>> Start GIVEN DATA
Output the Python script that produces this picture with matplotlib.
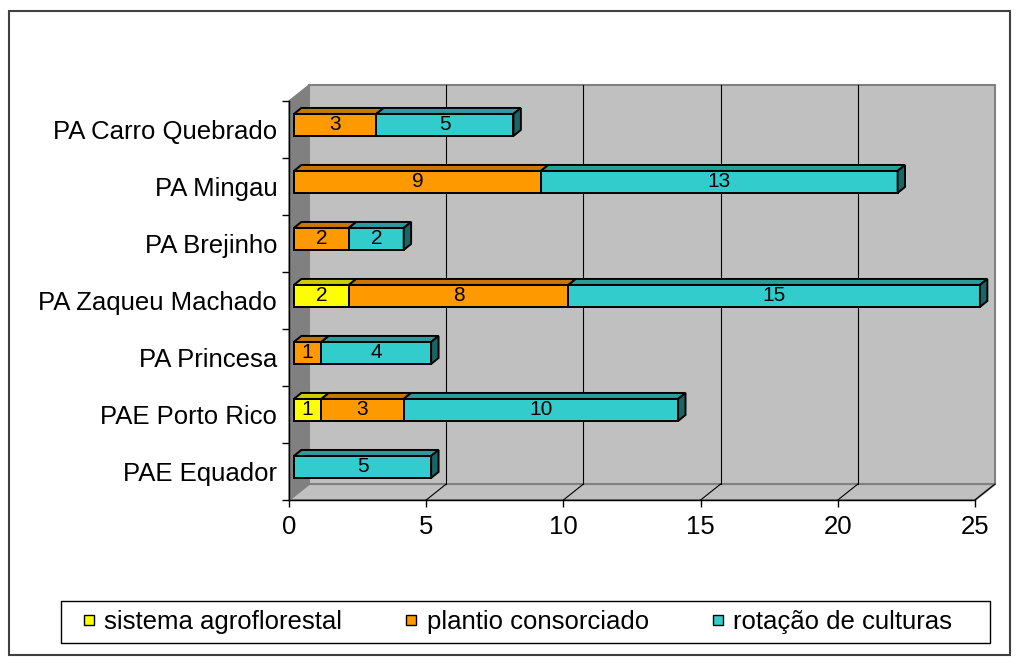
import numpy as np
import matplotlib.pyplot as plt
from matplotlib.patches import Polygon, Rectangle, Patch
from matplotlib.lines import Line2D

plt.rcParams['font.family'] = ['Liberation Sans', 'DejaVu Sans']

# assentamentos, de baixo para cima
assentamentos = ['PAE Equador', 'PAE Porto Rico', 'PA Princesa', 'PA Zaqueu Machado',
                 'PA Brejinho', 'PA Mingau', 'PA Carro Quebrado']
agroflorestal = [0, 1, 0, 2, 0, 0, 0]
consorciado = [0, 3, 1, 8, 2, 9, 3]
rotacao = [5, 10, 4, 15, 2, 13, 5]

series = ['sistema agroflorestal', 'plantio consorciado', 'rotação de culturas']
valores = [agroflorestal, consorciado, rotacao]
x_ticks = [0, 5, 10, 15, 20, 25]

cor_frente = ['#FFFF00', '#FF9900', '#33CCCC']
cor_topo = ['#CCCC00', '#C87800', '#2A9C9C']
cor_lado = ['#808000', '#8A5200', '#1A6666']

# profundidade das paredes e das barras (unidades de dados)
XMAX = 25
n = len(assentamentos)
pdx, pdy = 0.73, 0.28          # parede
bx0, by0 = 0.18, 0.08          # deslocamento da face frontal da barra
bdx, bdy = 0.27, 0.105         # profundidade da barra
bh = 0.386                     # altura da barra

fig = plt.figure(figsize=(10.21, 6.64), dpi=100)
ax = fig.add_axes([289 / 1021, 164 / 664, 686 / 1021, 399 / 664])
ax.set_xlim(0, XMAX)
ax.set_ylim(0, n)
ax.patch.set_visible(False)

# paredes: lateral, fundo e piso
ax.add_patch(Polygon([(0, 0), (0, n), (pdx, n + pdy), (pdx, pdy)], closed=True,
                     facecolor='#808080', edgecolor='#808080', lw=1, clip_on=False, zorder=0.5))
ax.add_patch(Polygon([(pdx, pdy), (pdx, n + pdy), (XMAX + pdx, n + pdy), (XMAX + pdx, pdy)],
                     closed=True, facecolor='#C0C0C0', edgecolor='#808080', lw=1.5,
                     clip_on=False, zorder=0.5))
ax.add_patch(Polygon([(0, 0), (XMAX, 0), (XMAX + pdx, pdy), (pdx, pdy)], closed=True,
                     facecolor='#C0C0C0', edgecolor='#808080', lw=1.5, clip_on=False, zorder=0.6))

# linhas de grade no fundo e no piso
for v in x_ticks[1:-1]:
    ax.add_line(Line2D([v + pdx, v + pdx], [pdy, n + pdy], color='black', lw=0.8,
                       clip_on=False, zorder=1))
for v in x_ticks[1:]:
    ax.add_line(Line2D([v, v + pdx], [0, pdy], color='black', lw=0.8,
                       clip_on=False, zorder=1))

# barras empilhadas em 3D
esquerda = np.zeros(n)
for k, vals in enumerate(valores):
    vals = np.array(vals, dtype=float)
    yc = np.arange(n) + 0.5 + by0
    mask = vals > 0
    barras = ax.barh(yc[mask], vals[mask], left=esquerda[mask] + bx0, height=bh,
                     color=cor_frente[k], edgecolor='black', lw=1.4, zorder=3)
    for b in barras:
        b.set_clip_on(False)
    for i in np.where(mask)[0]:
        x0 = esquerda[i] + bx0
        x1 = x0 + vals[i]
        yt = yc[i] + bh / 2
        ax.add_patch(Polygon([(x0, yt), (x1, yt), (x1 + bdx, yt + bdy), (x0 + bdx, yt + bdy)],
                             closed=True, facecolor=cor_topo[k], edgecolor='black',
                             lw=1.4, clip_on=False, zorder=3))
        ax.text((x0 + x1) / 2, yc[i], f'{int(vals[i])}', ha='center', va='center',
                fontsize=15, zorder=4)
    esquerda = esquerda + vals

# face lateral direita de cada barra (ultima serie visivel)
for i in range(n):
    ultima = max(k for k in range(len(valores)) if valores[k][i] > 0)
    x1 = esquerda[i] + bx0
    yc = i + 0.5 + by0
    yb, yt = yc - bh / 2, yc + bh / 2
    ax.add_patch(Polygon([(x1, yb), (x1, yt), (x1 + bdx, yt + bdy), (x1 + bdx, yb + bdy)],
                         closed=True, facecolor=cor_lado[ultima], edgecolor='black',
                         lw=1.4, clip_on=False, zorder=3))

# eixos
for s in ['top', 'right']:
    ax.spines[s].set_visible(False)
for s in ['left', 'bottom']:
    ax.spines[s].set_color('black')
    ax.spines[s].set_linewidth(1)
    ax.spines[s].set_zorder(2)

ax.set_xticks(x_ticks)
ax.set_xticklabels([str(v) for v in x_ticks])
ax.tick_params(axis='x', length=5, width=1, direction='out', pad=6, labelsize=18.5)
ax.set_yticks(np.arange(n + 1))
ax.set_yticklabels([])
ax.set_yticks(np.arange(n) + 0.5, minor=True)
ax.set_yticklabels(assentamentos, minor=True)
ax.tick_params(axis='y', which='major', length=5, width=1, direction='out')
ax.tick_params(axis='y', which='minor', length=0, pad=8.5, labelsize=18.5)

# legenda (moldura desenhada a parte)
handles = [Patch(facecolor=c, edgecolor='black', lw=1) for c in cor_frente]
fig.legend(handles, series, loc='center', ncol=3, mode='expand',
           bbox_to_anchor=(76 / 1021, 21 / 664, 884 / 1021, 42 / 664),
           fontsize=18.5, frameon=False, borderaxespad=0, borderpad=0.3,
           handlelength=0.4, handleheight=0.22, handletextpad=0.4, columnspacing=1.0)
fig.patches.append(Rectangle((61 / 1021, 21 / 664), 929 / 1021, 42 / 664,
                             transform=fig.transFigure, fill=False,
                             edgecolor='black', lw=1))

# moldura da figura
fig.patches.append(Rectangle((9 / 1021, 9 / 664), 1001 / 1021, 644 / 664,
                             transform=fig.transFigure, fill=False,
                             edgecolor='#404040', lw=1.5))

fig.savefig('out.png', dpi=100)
>> End GIVEN DATA
### WORK INSTRUCTIONS
Look over the material above and show each line where "matplotlib" appears.

### SOLUTION TO THE PROBLEM
Output the Python script that produces this picture with matplotlib.
import matplotlib.pyplot as plt
from matplotlib.patches import Polygon, Rectangle, Patch
from matplotlib.lines import Line2D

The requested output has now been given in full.